Experimental study on physical modeling of flow mechanism in volumetric fracturing of tight oil reservoir
X. Zhao, Xuewei Liu, Zhengming Yang, Fang Wang, Yapu Zhang, Guozhong Liu, Wei Lin
Abstract
This paper investigates the characteristics of oil–water two-phase flow after volumetric fracturing of horizontal wells in tight reservoirs. Based on a large-scale high-pressure, high-temperature experimental system for modeling horizontal well injection and production, the characteristics of the pressure distribution, cumulative liquid production, recovery factor, and liquid production rate of a matrix model and fractured model during the waterflooding process are compared and analyzed.

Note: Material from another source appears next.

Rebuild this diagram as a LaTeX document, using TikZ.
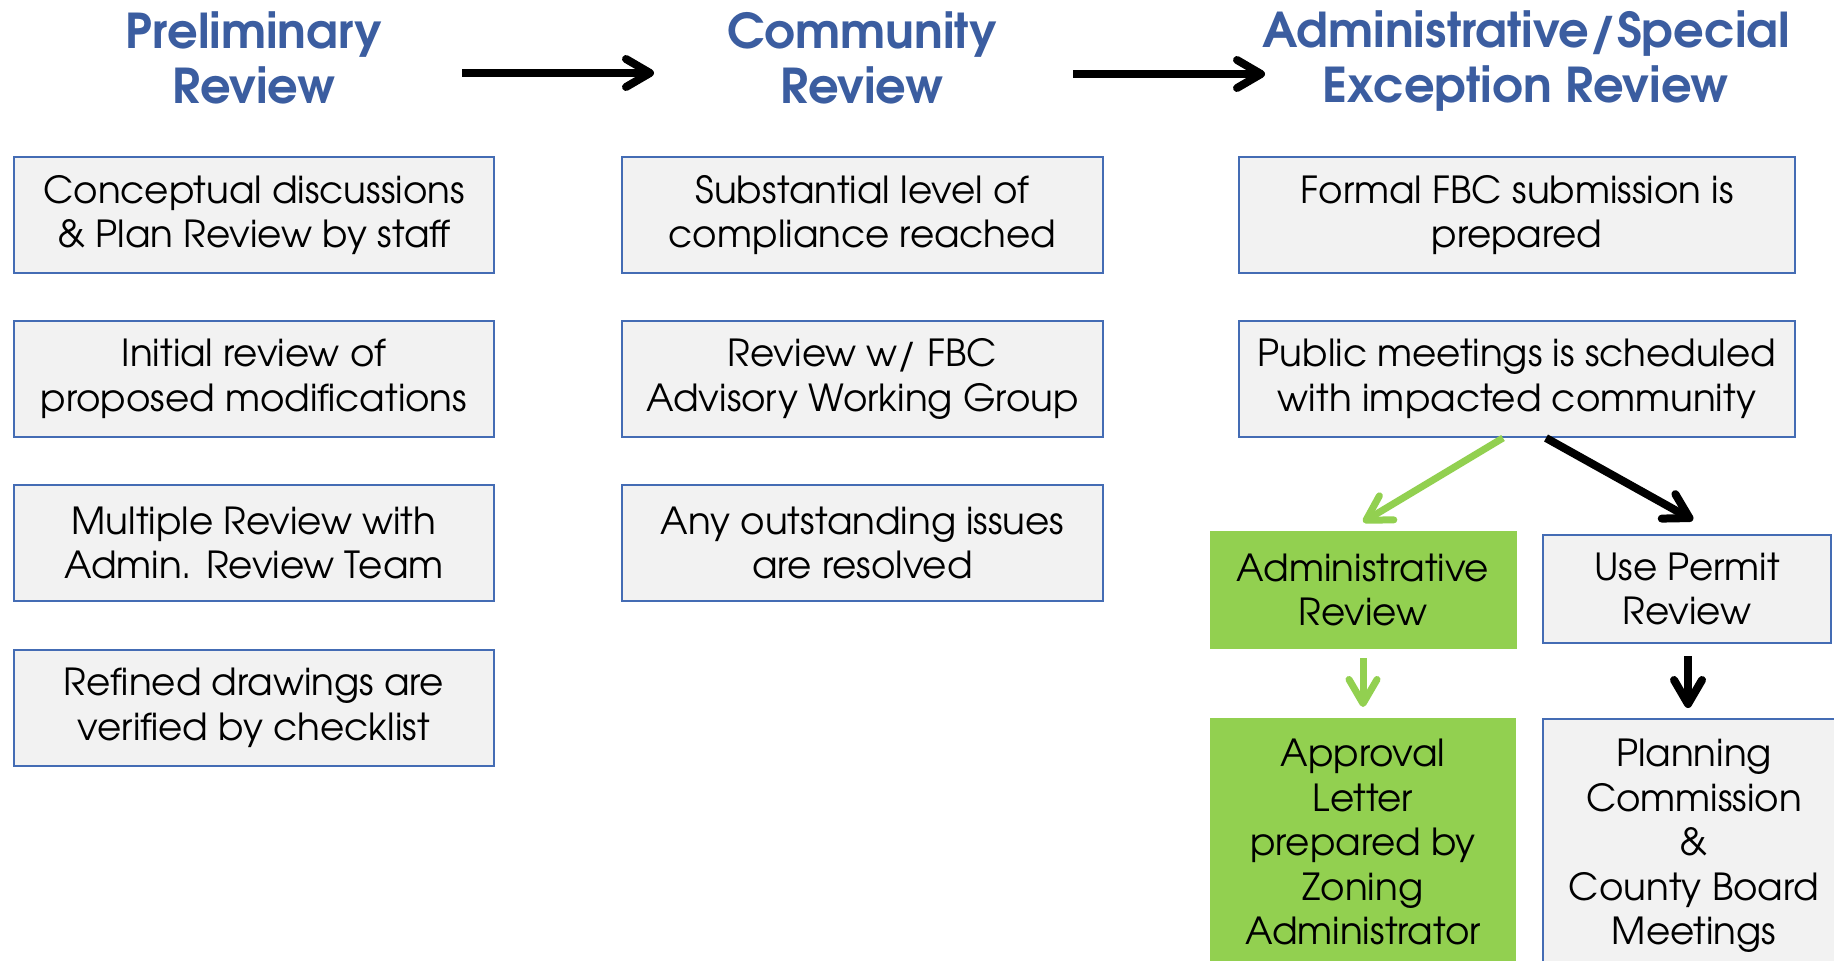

The results show that, for both types of reservoirs, the fluid forms a high-pressure zone and a low-pressure zone during water injection. As the development progresses, the high-pressure zone continuously moves forward. There is a pressure step between the high-pressure zone and the low-pressure zone, which gradually decreases in magnitude as the pressure wave reaches the well. By this time, the main resistance before water breakthrough is the pressure step at the waterflooding front. The ultimate recovery is found to be 26.71% for the matrix model and 28.48% for the fractured model. Without an effective displacement system, the resistance of the horizontal well during waterflooding mainly acts on the oil–water interface. After the establishment of an effective displacement scheme, the resistance gradually expands to both sides of the water-swept zone. At this point, the formation of a dominant channel greatly weakens the displacement performance. Thus, it is necessary to rely on imbibition or surfactants in the later stages to improve the recovery factor.